As I was driving to the meeting this morning, I was reminded of the progression in Song of Songs. The female narrator, sometimes referred to as the lover, starts out as a delinquent field-tender (1:6). But after falling in love with her beloved, she is drawn out of her introspection and languor to follow after Him. Her beloved’s description of her undergoes a transformation from a wild horse to a lily to a dove to a pillar of smoke coming out of the wilderness to a garden to an army terrible with banners. In one of the final comparisons, the Beloved asks, “who is this who comes up from the wilderness, leaning on her beloved?” One would think that the consummation of such a dynamic romance would lead to the lover becoming a strong, powerful woman. All hints were pointing that way (especially the army with banners line). She could fight, she could dazzle, she could terrify. But in the end, she leans on her beloved. I believe she isn’t leaning out of her weakness. After all that growth, how could she be weak? She has realized all her strength is nothing without her beloved. One of the last things she says to her beloved is, “Come, my beloved, let us go forth into the fields… let us rise up early for the vineyards;” (7:11–12). Not only has she grown in strength, but she has learned to work with her beloved in the fields, and love doing so.

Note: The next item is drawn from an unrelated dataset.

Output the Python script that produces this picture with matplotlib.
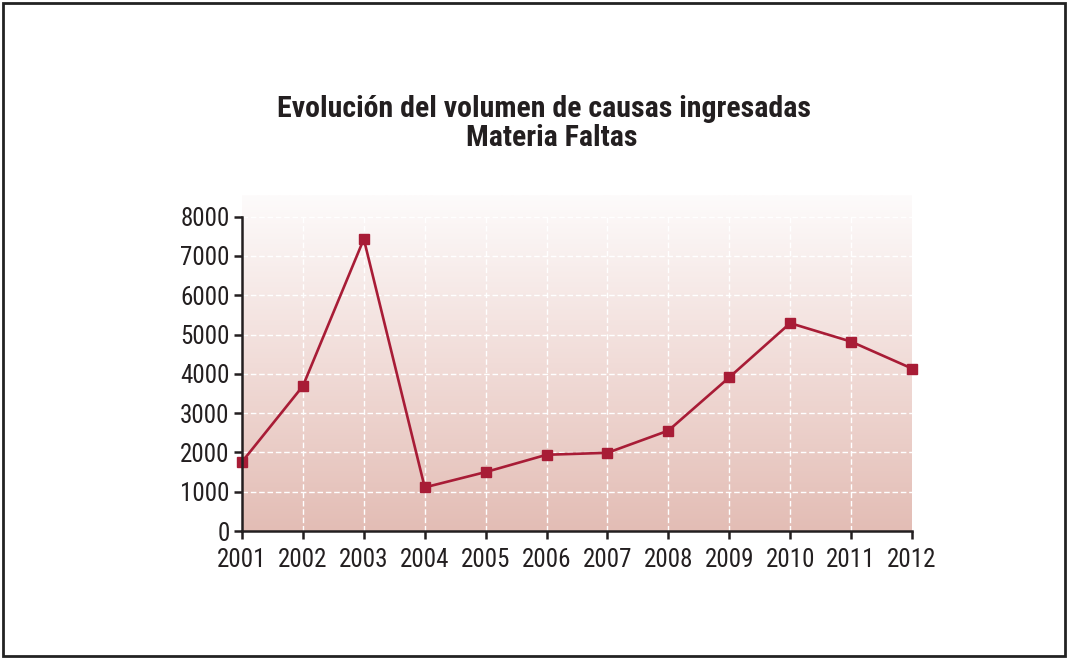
import matplotlib
matplotlib.use("Agg")
import matplotlib.pyplot as plt
import numpy as np
from matplotlib.colors import LinearSegmentedColormap
from matplotlib.patches import Rectangle

years = [2001, 2002, 2003, 2004, 2005, 2006, 2007, 2008, 2009, 2010, 2011, 2012]
causas = [1760, 3690, 7430, 1110, 1500, 1940, 1990, 2555, 3910, 5290, 4820, 4135]
yticks = [0, 1000, 2000, 3000, 4000, 5000, 6000, 7000, 8000]
title_lines = ["Evolución del volumen de causas ingresadas", "Materia Faltas"]

fam = ['Roboto Condensed', 'Archivo Narrow', 'DejaVu Sans']
plt.rcParams['font.family'] = fam

fig = plt.figure(figsize=(10.68, 6.58), dpi=100)
fig.patches.append(Rectangle((0.003, 0.003), 0.994, 0.992, transform=fig.transFigure,
                             fill=False, edgecolor='#222222', linewidth=2))

ax = fig.add_axes([0.2266, 0.193, 0.6273, 0.5106])
ymax = 8550
ax.set_xlim(2001, 2012)
ax.set_ylim(0, ymax)

cmap = LinearSegmentedColormap.from_list('g', ['#e3bdb5', '#f1dcd8', '#fdfbfb'])
grad = np.linspace(0, 1, 256).reshape(-1, 1)
ax.imshow(grad, extent=[2001, 2012, 0, ymax], origin='lower', aspect='auto',
          cmap=cmap, zorder=0)

for y in yticks[1:]:
    ax.axhline(y, color='white', lw=1, ls=(0, (4, 2)), zorder=1)
for x in years[1:-1]:
    ax.axvline(x, ymax=8000 / ymax, color='white', lw=1, ls=(0, (4, 2)), zorder=1)

ax.plot(years, causas, color='#a81c36', lw=1.9, marker='s', markersize=7.8,
        markerfacecolor='#a81c36', markeredgecolor='#a81c36', clip_on=False, zorder=3)

for s in ['top', 'right']:
    ax.spines[s].set_visible(False)
ax.spines['left'].set_bounds(0, 8000)
for s in ['left', 'bottom']:
    ax.spines[s].set_linewidth(1.8)
    ax.spines[s].set_color('#231f20')
    ax.spines[s].set_zorder(4)

ax.set_yticks(yticks)
ax.set_xticks(years)
ax.set_xticklabels([str(y) for y in years])
ax.tick_params(axis='both', direction='out', length=6, width=1.8, color='#231f20',
               labelsize=18, labelcolor='#231f20')
ax.tick_params(axis='x', pad=6)
ax.tick_params(axis='y', pad=3)

fig.text(0.5098, 0.835, title_lines[0], ha='center', va='center', fontsize=21.5,
         fontweight=800, color='#231f20', family=fam)
fig.text(0.5164, 0.791, title_lines[1], ha='center', va='center', fontsize=21.5,
         fontweight=800, color='#231f20', family=fam)

fig.savefig('out.png', dpi=100)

I’m afraid I only know how to work alone. I might say I’m relying on the Lord and leaning on Him, but when the rubber meets the road, I zoom off “in His name” without much weight of reality. My problem is not that I lack divine fuel, but I lack love for the Lord. The lover in Song of Songs doesn’t lean on her beloved because she has no other recourse or no other choice, but because she loves him with everything that she is. How can I be like that, too? I can only pray, as I read before in a book:
Amen, Lord. I can’t do it anymore. Lord, I love You! Do it in me.